Brands like Doritos and Tide laundry detergent saw an opportunity and ran with it, poking fun at the blackout and drawing attention their way at the same time. (You may remember that in 2013, Oreo was the true winner of the Super Bowl with its lightning-fast response to the blackout, but it hasn't responded to this year's yet.)

In a totally unsurprising turn of events, dozens of users brought up politics, saying the blackout is a literal representation of the darkness that envelopes Donald Trump's America.

"The dead air was Donald Trump's Super Bowl interview," tweeted one man, referring to the president's decision to opt out of the traditional pre-game interview. Another said it must be Trump's campaign ad for the next presidential election.

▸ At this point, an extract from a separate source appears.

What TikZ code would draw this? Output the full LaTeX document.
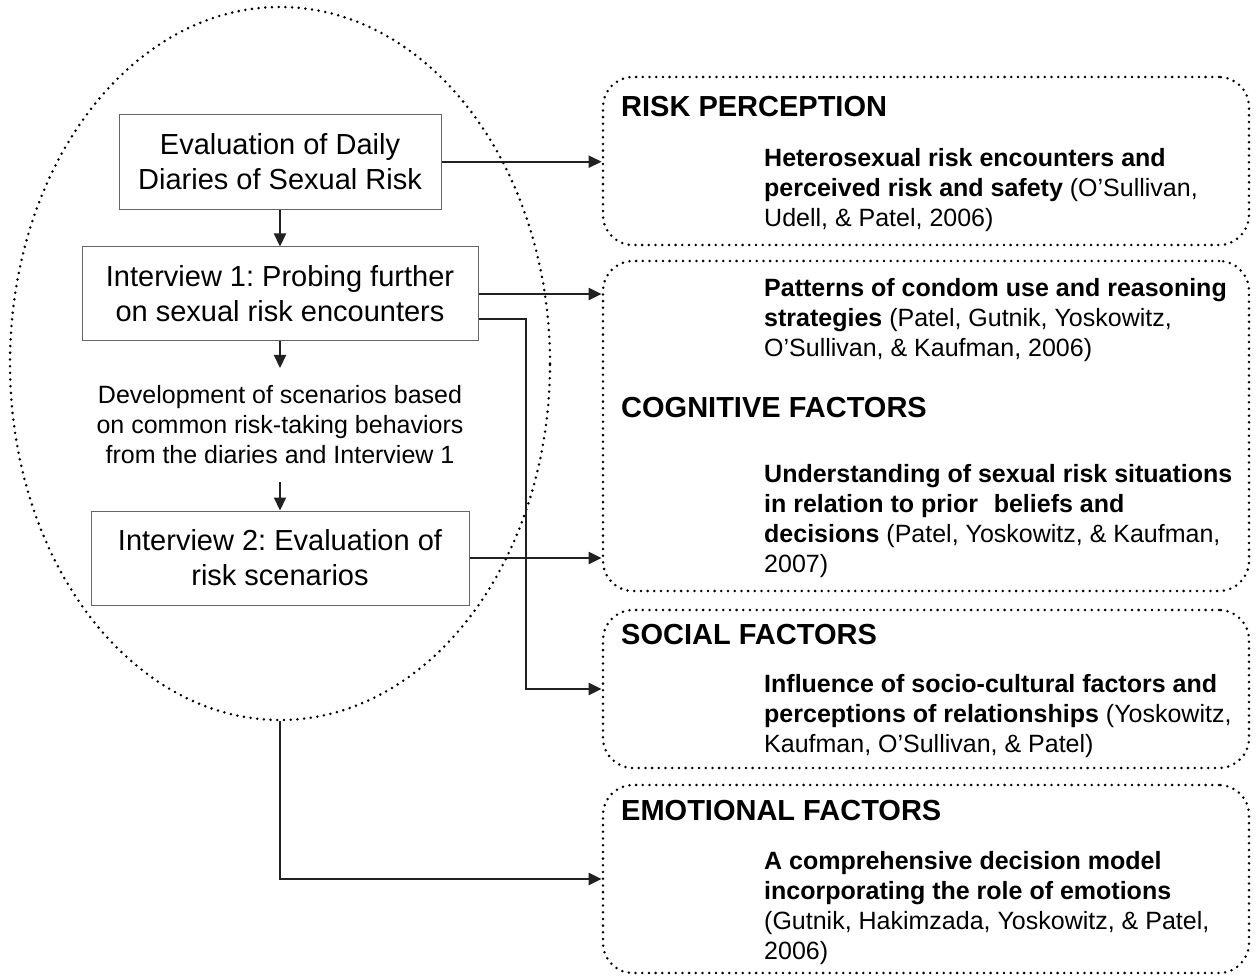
\documentclass[tikz,border=0pt]{standalone}
\usepackage{fontspec}
\setmainfont{Liberation Sans}
\usetikzlibrary{shapes.geometric,arrows.meta}
\tikzset{
  conn/.style={draw=black!87, line width=2.2pt, -{Triangle[length=13pt,width=12pt]}},
  flowbox/.style={draw=black!60, line width=1pt, fill=white, inner sep=0pt, align=center,
    font=\fontsize{29}{35}\selectfont},
  devtext/.style={inner sep=0pt, align=center, font=\fontsize{25}{30}\selectfont},
  dots/.style={draw=black, line width=2.8pt, line cap=round, dash pattern=on 0pt off 6.7pt},
  groupbox/.style={dots, rounded corners=30pt, inner sep=0pt},
  grouptitle/.style={anchor=west, inner sep=0pt, font=\fontsize{29}{35}\selectfont\bfseries},
  groupbody/.style={anchor=north west, inner sep=0pt, align=left, font=\fontsize{25}{30}\selectfont}
}
\begin{document}
\frenchspacing
\begin{tikzpicture}[x=1pt,y=-1pt]
\useasboundingbox (0,0) rectangle (1256,976);
% big dotted ellipse
\node[ellipse, dots, minimum width=540pt, minimum height=713pt, inner sep=0pt] (ell) at (280,363.5) {};
% left flow
\node[flowbox, minimum width=322pt, minimum height=95pt] (b1) at (280,161.7) {Evaluation of Daily\\Diaries of Sexual Risk};
\node[flowbox, minimum width=396pt, minimum height=94pt] (b2) at (280,294) {Interview 1: Probing further\\on sexual risk encounters};
\node[devtext] (dev) at (280,425) {Development of scenarios based\\on common risk-taking behaviors\\from the diaries and Interview 1};
\node[flowbox, minimum width=378pt, minimum height=94pt] (b3) at (280,558) {Interview 2: Evaluation of\\risk scenarios};
\coordinate (devtop) at (280,368);
\coordinate (devbot) at (280,482);
\draw[conn] (b1.south) -- (b2.north);
\draw[conn] (b2.south) -- (devtop);
\draw[conn] (devbot) -- (b3.north);
% right group boxes
\node[groupbox, minimum width=646pt, minimum height=168pt] (r1) at (926,161) {};
\node[groupbox, minimum width=646pt, minimum height=330pt] (r2) at (926,426) {};
\node[groupbox, minimum width=646pt, minimum height=158pt] (r3) at (926,689) {};
\node[groupbox, minimum width=646pt, minimum height=188pt] (r4) at (926,879) {};
% titles
\node[grouptitle] (t1) at (621,107) {RISK PERCEPTION};
\node[grouptitle] (t2) at (621,408) {COGNITIVE FACTORS};
\node[grouptitle] (t3) at (621,635) {SOCIAL FACTORS};
\node[grouptitle] (t4) at (621,811) {EMOTIONAL FACTORS};
% bodies
\node[groupbody] (p1) at (764,147.7) {\textbf{Heterosexual risk encounters and}\\\textbf{perceived risk and safety} (O’Sullivan,\\Udell, \& Patel, 2006)};
\node[groupbody] (p2) at (764,277.7) {\textbf{Patterns of condom use and reasoning}\\\textbf{strategies} (Patel, Gutnik, Yoskowitz,\\O’Sullivan, \& Kaufman, 2006)};
\node[groupbody] (p3) at (764,463.7) {\textbf{Understanding of sexual risk situations}\\\textbf{in relation to prior\hspace{0.35em} beliefs and}\\\textbf{decisions} (Patel, Yoskowitz, \& Kaufman,\\2007)};
\node[groupbody] (p4) at (764,673.7) {\textbf{Influence of socio-cultural factors and}\\\textbf{perceptions of relationships} (Yoskowitz,\\Kaufman, O’Sullivan, \& Patel)};
\node[groupbody] (p5) at (764,850.7) {\textbf{A comprehensive decision model}\\\textbf{incorporating the role of emotions}\\(Gutnik, Hakimzada, Yoskowitz, \& Patel,\\2006)};
% connectors to the right
\coordinate (kx) at (526,0);
\draw[conn] (b1.east) -- (b1.east -| r1.west);
\draw[conn] (b2.east) -- (b2.east -| r2.west);
\draw[conn] (b3.east) -- (b3.east -| r2.west);
\draw[conn] ([yshift=-25pt]b2.east) -| (r3.west -| kx) -- (r3.west);
\draw[conn] (ell.south) |- (r4.west);
\end{tikzpicture}
\end{document}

Advertisers have been known to drop hundreds of thousands, if not millions, on ads before, during, and after the Super Bowl, and companies tend to go all out with their commercials. (In fact, you might be one of the people that only watches the game for ads like the one pitting Peter Dinklage and Morgan Freeman in a fire and ice rap battle this year.) You might think that NBC lost millions of dollars by failing to air an ad during the blackout, but as CNN points out, the statement is phrased to suggest that because no "commercial time" was lost, neither was any ad money.

Regardless, I wouldn't want to be the person whose job was checking the equipment that failed. Americans love the Super Bowl like... well, a nation of football fans watching two professional teams duke it out in a massively-televised event. It defies comparison.